The one area of concern that I imagined some Catholics would pick up on was as Mary is depicted talking about Jesus’ birth itself and having to “clean” him. This was also a problem that arose in the “pilot” episode of “The Chosen” called “The Shepherd” which was their approach to the Birth of Christ. In that episode, Mary is seen enduring the pains of childbirth. Catholics believe, Mary being free of Original Sin would also be free of the pains of childbirth (a result of original sin) and so this was and is going to be a point of disagreement between Catholics and Non-Catholics. Having listened to Dallas Jenkins, the Director and creator of the Chosen explaining in an interview his learning about this difference of beliefs after “The Shepherd” premiered and his sensitivity moving forward in running the scripts by Catholic, Evangelical, and Jewish theological experts, I’ll be curious to hear their discussions on this scene (hopefully when) those “round table discussions” that were part of season 1 are released for this season.

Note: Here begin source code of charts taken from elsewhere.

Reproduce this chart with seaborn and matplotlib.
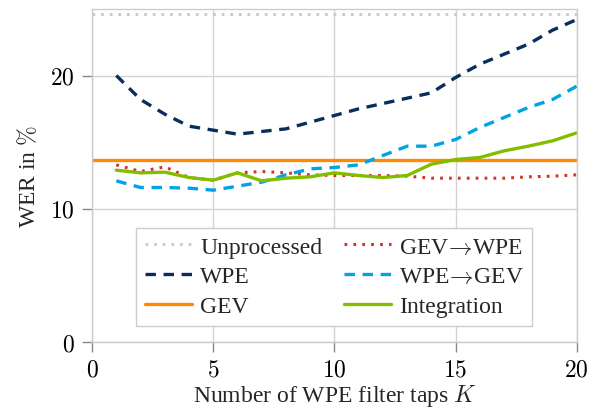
import numpy as np
import pandas as pd
import matplotlib
matplotlib.use("Agg")
import matplotlib.pyplot as plt
import seaborn as sns

K = list(range(1, 21))
unprocessed = 24.6
gev = 13.7
wpe = [20.0, 18.2, 17.1, 16.2, 15.9, 15.6, 15.8, 16.0, 16.5, 17.0,
       17.5, 17.9, 18.3, 18.7, 19.85, 20.85, 21.6, 22.35, 23.4, 24.2]
wpe_gev = [12.1, 11.6, 11.6, 11.55, 11.4, 11.7, 12.0, 12.55, 13.0, 13.1,
           13.3, 14.0, 14.7, 14.7, 15.2, 16.1, 16.85, 17.6, 18.2, 19.2]
integration = [12.9, 12.7, 12.75, 12.35, 12.15, 12.7, 12.1, 12.3, 12.4, 12.7,
               12.5, 12.35, 12.5, 13.35, 13.7, 13.85, 14.35, 14.7, 15.1, 15.7]
gev_wpe = [13.3, 12.8, 13.15, 12.35, 12.15, 12.7, 12.8, 12.7, 12.55, 12.5,
           12.5, 12.5, 12.45, 12.3, 12.3, 12.3, 12.3, 12.4, 12.45, 12.55]
xticks = [0, 5, 10, 15, 20]
yticks = [0, 10, 20]

sns.set_theme(style="whitegrid")
plt.rcParams['font.family'] = ['Liberation Serif', 'DejaVu Serif']
plt.rcParams['mathtext.fontset'] = 'cm'
plt.rcParams['lines.scale_dashes'] = False

fig = plt.figure(figsize=(5.94, 4.10), dpi=100)
ax = fig.add_axes([0.155, 0.163, 0.816, 0.813])

FS = 17
ext = [0, 20]

sns.lineplot(x=ext, y=[unprocessed, unprocessed], ax=ax, color='#c8c8c8', lw=2.0,
             linestyle=(0, (2.0, 4.2)), label='Unprocessed')
sns.lineplot(x=K, y=wpe, ax=ax, color='#0a2d5f', lw=2.4,
             linestyle=(0, (7.5, 5.5)), label='WPE')
sns.lineplot(x=ext, y=[gev, gev], ax=ax, color='#ff8a00', lw=2.4,
             linestyle='-', label='GEV')
sns.lineplot(x=K, y=gev_wpe, ax=ax, color='#d0352b', lw=2.2,
             linestyle=(0, (2.0, 4.4)), label=r'GEV$\!\rightarrow\!$WPE')
sns.lineplot(x=K, y=wpe_gev, ax=ax, color='#00a4e4', lw=2.4,
             linestyle=(0, (7.5, 5.5)), label=r'WPE$\!\rightarrow\!$GEV')
sns.lineplot(x=K, y=integration, ax=ax, color='#84bd00', lw=2.4,
             linestyle='-', label='Integration')

ax.set_xlim(0, 20)
ax.set_ylim(0, 25)
ax.set_xticks(xticks)
ax.set_yticks(yticks)
ax.set_xticklabels([f'${t}$' for t in xticks], fontsize=FS)
ax.set_yticklabels([f'${t}$' for t in yticks], fontsize=FS)
ax.grid(True, color='#d4d4d4', lw=1.0)
for s in ax.spines.values():
    s.set_visible(True)
    s.set_color('#cccccc')
    s.set_linewidth(1.0)
ax.tick_params(axis='both', which='major', direction='out', length=7.5,
               width=1.0, color='#888888', pad=5, labelcolor='black',
               bottom=True, left=True)
ax.set_xlabel('Number of WPE filter taps $K$', fontsize=FS, labelpad=1)
ax.set_ylabel(r'WER in $\%$', fontsize=FS, labelpad=7)

handles, labels = ax.get_legend_handles_labels()
leg = ax.legend(handles, labels,
                ncol=2, loc='lower center', bbox_to_anchor=(0.5, 0.05),
                borderaxespad=0,
                fontsize=FS, frameon=True, fancybox=False, framealpha=1,
                edgecolor='#cccccc', handlelength=2.0, handletextpad=0.35,
                columnspacing=0.9, labelspacing=0.35, borderpad=0.35)
leg.get_frame().set_linewidth(1.0)

fig.savefig('out.png', dpi=100)
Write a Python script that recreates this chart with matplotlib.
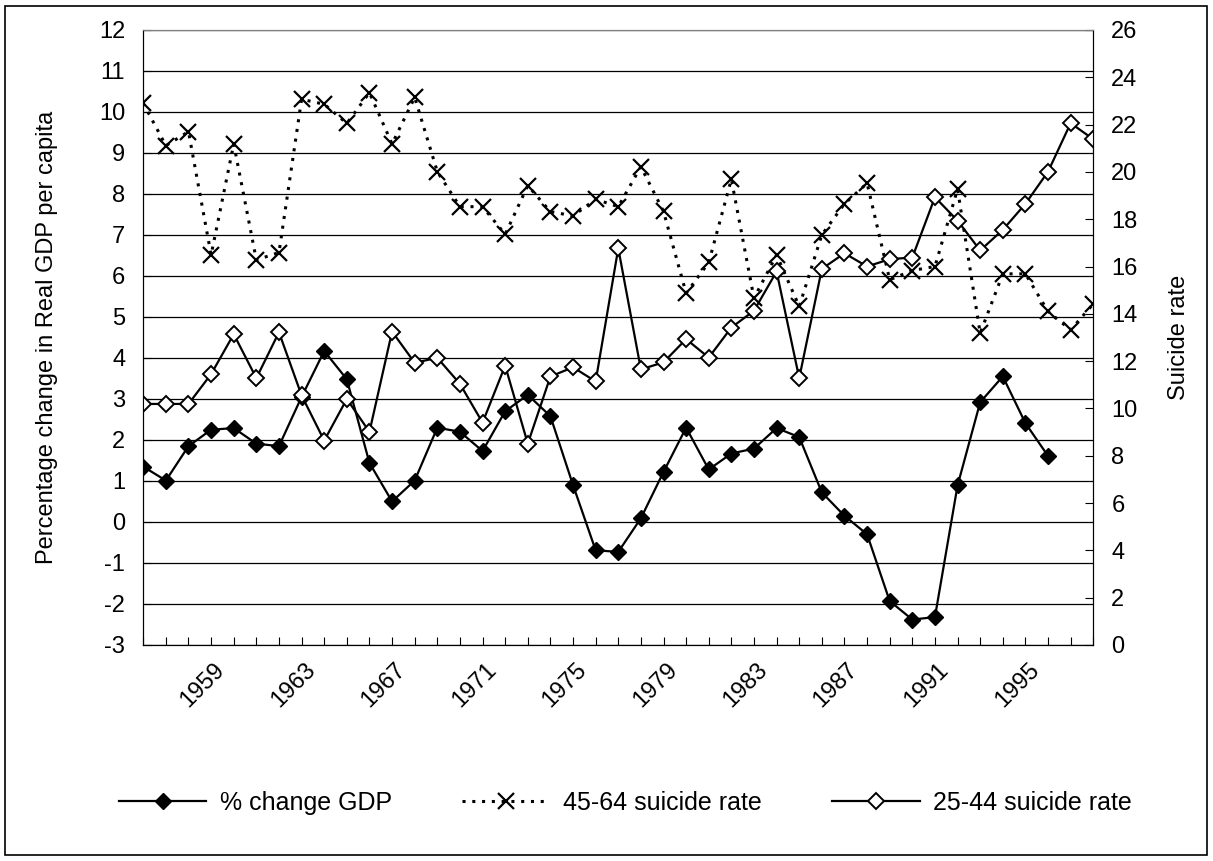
import numpy as np
import matplotlib
matplotlib.use("Agg")
import matplotlib.pyplot as plt
import matplotlib.transforms as mtransforms
from matplotlib.patches import Rectangle

plt.rcParams["font.family"] = ["Liberation Sans", "DejaVu Sans"]
plt.rcParams["axes.unicode_minus"] = False

# ── Data ──────────────────────────────────────────────────────────────────────
years = list(range(1956, 1999))
label_years = [1959, 1963, 1967, 1971, 1975, 1979, 1983, 1987, 1991, 1995]

gdp_years = list(range(1956, 1997))
gdp_change = [1.35, 1.01, 1.85, 2.25, 2.29, 1.91, 1.85, 3.05, 4.17, 3.48,
              1.44, 0.50, 1.01, 2.30, 2.20, 1.73, 2.70, 3.10, 2.58, 0.90,
              -0.69, -0.73, 0.09, 1.22, 2.30, 1.28, 1.67, 1.79, 2.29, 2.07,
              0.72, 0.15, -0.30, -1.93, -2.38, -2.32, 0.89, 2.92, 3.55, 2.41,
              1.61]

rate_45_64 = [22.90, 21.11, 21.70, 16.49, 21.18, 16.28, 16.59, 23.07, 22.86, 22.05,
              23.35, 21.18, 23.15, 20.01, 18.53, 18.53, 17.36, 19.42, 18.32, 18.14,
              18.84, 18.53, 20.22, 18.33, 14.87, 16.17, 19.69, 14.66, 16.49, 14.31,
              17.34, 18.65, 19.52, 15.44, 15.83, 16.00, 19.27, 13.18, 15.69, 15.69,
              14.10, 13.32, 14.42]

rate_25_44 = [10.19, 10.19, 10.19, 11.45, 13.14, 11.28, 13.22, 10.55, 8.64, 10.40,
              9.01, 13.25, 11.93, 12.14, 11.04, 9.40, 11.81, 8.51, 11.35, 11.74,
              11.14, 16.77, 11.65, 11.95, 12.93, 12.15, 13.42, 14.13, 15.79, 11.28,
              15.90, 16.56, 16.00, 16.31, 16.38, 18.93, 17.94, 16.68, 17.55, 18.65,
              20.01, 22.06, 21.38]

FS = 17
FS_LEG = 18

# ── Figure ────────────────────────────────────────────────────────────────────
fig = plt.figure(figsize=(12.13, 8.61), dpi=100)
ax = fig.add_axes([0.1181, 0.2509, 0.7832, 0.7143])
ax2 = ax.twinx()

ax.plot(gdp_years, gdp_change, color="black", lw=1.6, marker="D", ms=8,
        mfc="black", mec="black", label="% change GDP", zorder=3)
l2, = ax2.plot(years, rate_45_64, color="black", lw=2.2, ls=(0, (1, 2.2)), marker="x",
               ms=11, mew=1.6, mec="black", label="45-64 suicide rate")
l3, = ax2.plot(years, rate_25_44, color="black", lw=1.6, marker="D", ms=8,
               mfc="white", mec="black", mew=1.4, label="25-44 suicide rate")

# left axis
ax.set_xlim(1956, 1998)
ax.set_ylim(-3, 12)
ax.set_yticks(range(-3, 13))
ax.yaxis.grid(True, color="black", lw=0.9)
ax.set_axisbelow(True)
ax.tick_params(axis="y", direction="in", length=6, labelsize=FS, pad=13)

ax.set_xticks(years)
ax.set_xticklabels([str(y) if y in label_years else "" for y in years],
                   rotation=45, ha="right", va="top", fontsize=FS)
ax.tick_params(axis="x", direction="in", length=6, pad=10)
offset = mtransforms.ScaledTranslation(18 / 100, 0, fig.dpi_scale_trans)
for lbl in ax.get_xticklabels():
    lbl.set_transform(lbl.get_transform() + offset)

# right axis
ax2.set_ylim(0, 26)
ax2.set_yticks(range(0, 27, 2))
ax2.tick_params(axis="y", direction="in", length=6, labelsize=FS, pad=13)

for a in (ax, ax2):
    a.spines["top"].set_color("#808080")
    a.spines["left"].set_color("black")
    a.spines["bottom"].set_color("black")
    a.spines["right"].set_color("black")

fig.text(0.0387, 0.608, "Percentage change in Real GDP per capita",
         rotation=90, ha="center", va="center", fontsize=FS)
fig.text(0.972, 0.608, "Suicide rate", rotation=90, ha="center", va="center",
         fontsize=FS)

handles = [ax.get_lines()[0], l2, l3]
fig.legend(handles=handles, labels=[h.get_label() for h in handles],
           loc="center", bbox_to_anchor=(0.5157, 0.0674), ncol=3, frameon=False,
           fontsize=FS_LEG, numpoints=1, handlelength=3.5, handletextpad=0.55,
           columnspacing=2.8)

# outer chart border
fig.patches.append(Rectangle((5 / 1213, 6 / 861), 1202 / 1213, 849 / 861,
                             transform=fig.transFigure, fill=False,
                             edgecolor="black", lw=1.2))

fig.savefig("out.png", dpi=100)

Not to be dismissive of those concerns, because having taken a class in “Mariology” in Seminary with a visiting scholar there were so many things I learned in that class that I can assure you I had never heard about in my years of CCD, or even getting my undergraduate degree in Theology. And there are a treasure of beauty in writings, reflections, and teachings that our Church has thoughtfully reflected on through two millennia that can truly deepen our love for Mary and ultimately for the source of her – and our- joy, Jesus. But I’d just caution people with some of their vitriol and harsh judgments. Unfortunately, a vast majority of Catholics have such little knowledge of the truth of the Eucharist should tell us how poorly catechized several generations of Catholics are… I doubt sincerely most of those individuals, should they be blessed to come upon this show would think “that contradicts Catholic Church teaching on Mary.” For many viewers I’m encountering, it is igniting a thirst to come to know more about Jesus and falling deeper in love with Him.   The students I am blessed to serve here, we had a viewing party of each episode of Season 1 with a discussion group after where we were able to add a lot more in terms of Church teaching after they viewed it.

So why not appreciate the beauty and blessing of the show as it is and look for ways to continue the discussion after? I for one have been constantly drawn back deeper into prayer, scripture, reflection, and discussion with every single episode. I’d much rather be talking about Jesus and what spoke to someone after watching an episode or addressing questions than hearing about the latest episode of “The Walking Dead” or people re-watching “Breaking Bad.”